High temperature air separation by perovskite-type oxide sorbents–Heat effect minimization

Abstract

Oxygen sorption on perovskite-type oxides can be advantageously used for air separation at high temperature. The large heat of oxygen sorption on these oxide sorbents presents a major challenge for the heat management of the high sorption separation process in practical applications. This paper reports a method to minimize the heat effects by taking advantage of an endothermic process of oxygen vacancy order–disorder phase transition accompanying the oxygen sorption process on perovskite-type oxide sorbents. The oxygen sorption isotherms, phase diagram, exothermic heat of oxygen sorption, and endothermic heat of the order–disorder phase transition for La 0.1 Sr 0.9 Co 0.9 Fe 0.1 O 3 - δ were measured by simultaneous TGA/DSC and XRD. The conditions for zero apparent heat of sorption are determined.
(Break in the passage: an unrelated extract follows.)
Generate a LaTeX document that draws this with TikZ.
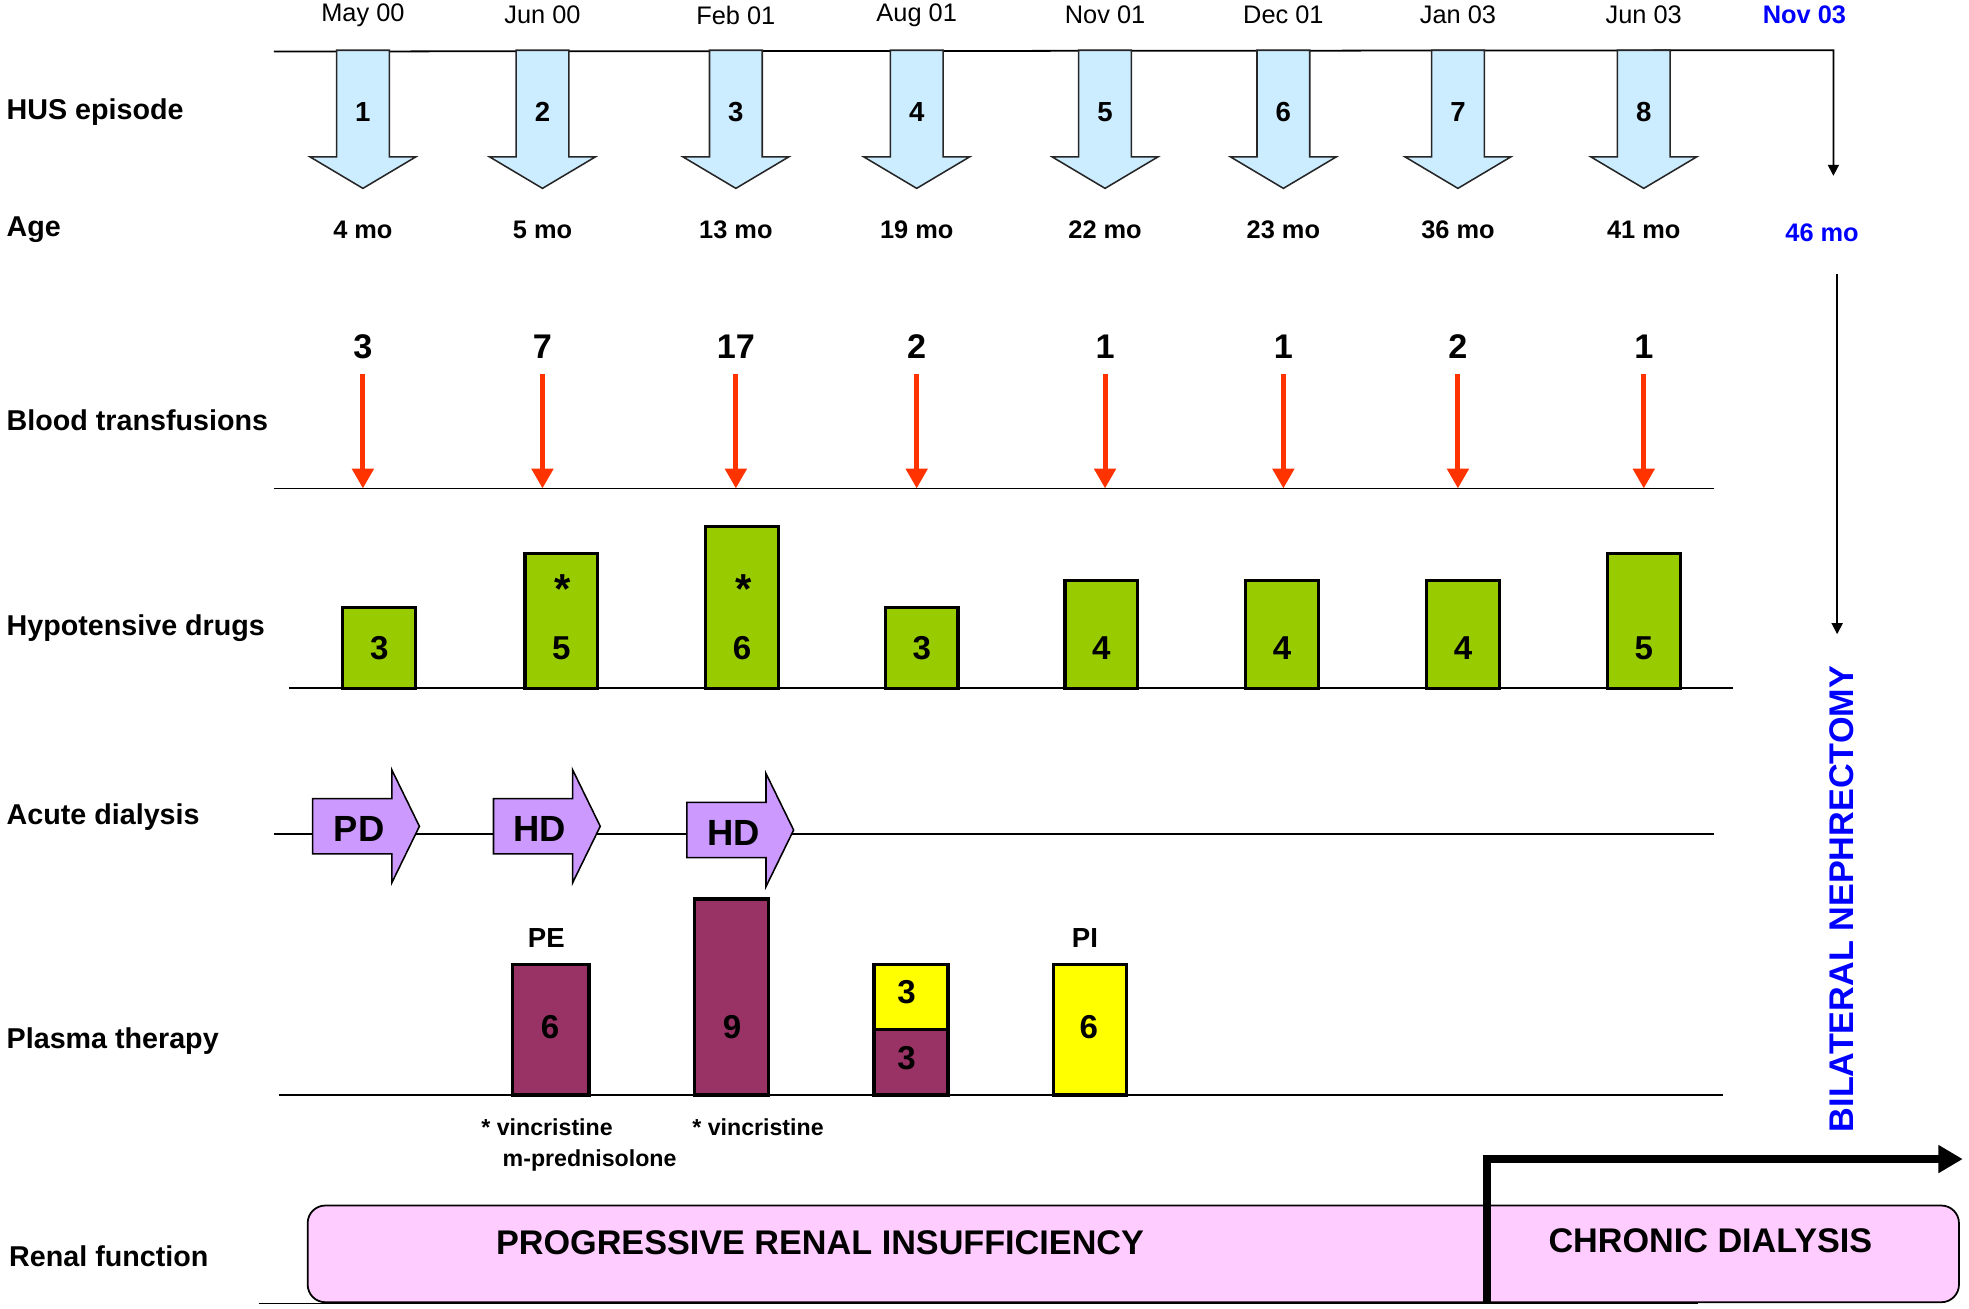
\documentclass[tikz,border=0pt]{standalone}
\usepackage{fontspec}
\setmainfont{Liberation Sans}
\usetikzlibrary{positioning}
\usetikzlibrary{arrows.meta}

\definecolor{husblue}{HTML}{CCECFF}
\definecolor{druggreen}{HTML}{99CC00}
\definecolor{dialpurple}{HTML}{CC99FF}
\definecolor{pemaroon}{HTML}{993366}
\definecolor{piyellow}{HTML}{FFFF00}
\definecolor{renalpink}{HTML}{FFCCFF}
\definecolor{transred}{HTML}{FF3300}
\definecolor{nephblue}{HTML}{0000FF}

\tikzset{
	rowlabel/.style={anchor=west, inner sep=0pt, font=\fontsize{13}{15}\selectfont\bfseries},
	datelab/.style={font=\fontsize{11.5}{13}\selectfont},
	agelab/.style={font=\fontsize{11.5}{13}\selectfont\bfseries},
	husnum/.style={font=\fontsize{12.5}{14}\selectfont\bfseries},
	transnum/.style={font=\fontsize{15.5}{18}\selectfont\bfseries},
	barnum/.style={font=\fontsize{15}{17}\selectfont\bfseries},
	starlab/.style={font=\fontsize{19}{21}\selectfont\bfseries},
	dialtext/.style={font=\fontsize{16.5}{19}\selectfont\bfseries},
	plasmalab/.style={font=\fontsize{12.5}{14}\selectfont\bfseries},
	notelab/.style={anchor=west, inner sep=0pt, font=\fontsize{10.5}{12}\selectfont\bfseries},
	biglab/.style={font=\fontsize{15.5}{18}\selectfont\bfseries},
	bluelab/.style={text=nephblue, font=\fontsize{11.5}{13}\selectfont\bfseries},
	baseline/.style={line width=0.8pt},
	husarrow/.style={draw=black!85, line width=0.7pt, fill=husblue},
	transarrow/.style={draw=transred, line width=2.3pt, -{Triangle[length=9pt,width=9.5pt]}},
	drugbar/.style={draw=black, line width=1.5pt, fill=druggreen},
	dialarrow/.style={draw=black, line width=0.7pt, fill=dialpurple},
	pebar/.style={draw=black, line width=1.5pt, fill=pemaroon},
	pibar/.style={draw=black, line width=1.5pt, fill=piyellow},
	renalbox/.style={draw=black, line width=0.8pt, fill=renalpink, rounded corners=8pt},
	thinarrow/.style={line width=0.8pt, -{Triangle[length=5pt,width=5pt]}},
	chronarrow/.style={line width=3.7pt, -{Triangle[length=11pt,width=12pt]}}
}

\begin{document}
\begin{tikzpicture}[x=0.02cm,y=-0.02cm]
	\useasboundingbox (0,0) rectangle (1568,1042);

	% row labels
	\node[rowlabel] (lhus) at (5,89) {HUS episode};
	\node[rowlabel] (lage) at (5,183) {Age};
	\node[rowlabel] (lblood) at (5,335) {Blood transfusions};
	\node[rowlabel] (ldrugs) at (5,500) {Hypotensive drugs};
	\node[rowlabel] (ldial) at (5,651) {Acute dialysis};
	\node[rowlabel] (lplasma) at (5,829) {Plasma therapy};
	\node[rowlabel] (lrenal) at (7,1000) {Renal function};

	% time line and nephrectomy
	\coordinate (tl) at (218,41);
	\coordinate (tr) at (1460,40);
	\coordinate (td) at (1460,140);
	\draw[thinarrow] (tl) -- (tr) -- (td);
	\node[bluelab] (nov03) at (1437,12) {Nov 03};
	\node[bluelab] (age9) at (1451,185) {46 mo};
	\coordinate (ns) at (1463,218);
	\coordinate (ne) at (1463,505);
	\draw[thinarrow] (ns) -- (ne);
	\node[biglab, text=nephblue, rotate=90] (neph) at (1467,716) {BILATERAL NEPHRECTOMY};

	% baselines
	\draw[baseline] (218,389) -- (1365,389);
	\draw[baseline] (230,548) -- (1380,548);
	\draw[baseline] (218,664) -- (1365,664);
	\draw[baseline] (222,872) -- (1372,872);
	\draw[baseline] (206,1038) -- (1352,1038);

	% episodes, ages, transfusions
	\foreach \x/\dt/\ag/\nt [count=\i] in {289/May 00/4/3, 432/Jun 00/5/7, 586/Feb 01/13/17, 730/Aug 01/19/2, 880/Nov 01/22/1, 1022/Dec 01/23/1, 1161/Jan 03/36/2, 1309/Jun 03/41/1}
	{
		\node[datelab] (date\i) at (\x,12) {\dt};
		\draw[husarrow] ({\x-21},40) -- ({\x+21},40) -- ({\x+21},125) -- ({\x+42},125)
			-- (\x,150) -- ({\x-42},125) -- ({\x-21},125) -- cycle;
		\node[husnum] (ep\i) at (\x,89) {\i};
		\node[agelab] (age\i) at (\x,183) {\ag\ mo};
		\node[transnum] (tr\i) at (\x,276) {\nt};
		\coordinate (trs\i) at (\x,298);
		\coordinate (tre\i) at (\x,389);
		\draw[transarrow] (trs\i) -- (tre\i);
	}

	% hypotensive drugs
	\foreach \x/\nt [count=\i] in {302/3, 447/5, 591/6, 734/3, 877/4, 1021/4, 1165/4, 1309/5}
	{
		\draw[drugbar] ({\x-29},548) rectangle ({\x+29},{548-21.5*\nt});
		\node[barnum] (hd\i) at (\x,516) {\nt};
	}
	\node[starlab] (star2) at (448,469) {*};
	\node[starlab] (star3) at (592,469) {*};

	% acute dialysis
	\foreach \x/\y/\t [count=\i] in {249/658/PD, 393/658/HD, 547/661/HD}
	{
		\draw[dialarrow] (\x,{\y-22}) -- ({\x+63},{\y-22}) -- ({\x+63},{\y-45}) -- ({\x+85},\y)
			-- ({\x+63},{\y+45}) -- ({\x+63},{\y+22}) -- (\x,{\y+22}) -- cycle;
		\node[dialtext] (dial\i) at ({\x+37},{\y+2}) {\t};
	}

	% plasma therapy
	\draw[pebar] (408,872) rectangle (469,768);
	\draw[pebar] (553,872) rectangle (612,716);
	\draw[pebar] (696,872) rectangle (755,820);
	\draw[pibar] (696,820) rectangle (755,768);
	\draw[pibar] (839,872) rectangle (897,768);
	\node[barnum] (pl1) at (438,818) {6};
	\node[barnum] (pl2) at (583,818) {9};
	\node[barnum] (pl3) at (722,843) {3};
	\node[barnum] (pl4) at (722,790) {3};
	\node[barnum] (pl5) at (867,818) {6};
	\node[plasmalab] (pe) at (435,747) {PE};
	\node[plasmalab] (pi) at (864,747) {PI};
	\node[notelab] (note1) at (383,898) {* vincristine};
	\node[notelab] (note2) at (400,924) {m-prednisolone};
	\node[notelab] (note3) at (551,898) {* vincristine};

	% renal function
	\draw[renalbox] (245,960) rectangle (1560,1037);
	\node[biglab] (prog) at (653,990) {PROGRESSIVE RENAL INSUFFICIENCY};
	\node[biglab] (chron) at (1362,988) {CHRONIC DIALYSIS};
	\coordinate (cd0) at (1184,1037);
	\coordinate (cd1) at (1184,923);
	\coordinate (cd2) at (1563,923);
	\draw[chronarrow] (cd0) -- (cd1) -- (cd2);
\end{tikzpicture}
\end{document}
If the oxygen partial pressure change and adsorption temperature are controlled such that they give an oxygen adsorption amount, which is numerically equal to the ratio of heat of phase transition to heat of oxygen sorption, the net heat released from the oxygen sorption step can be minimized or controlled to be negligible. This strategy for heat effect minimization is demonstrated with the results of TGA/DSC measurements at different operating conditions and air separation by a fixed-bed packed with the perovskite-type oxide sorbent.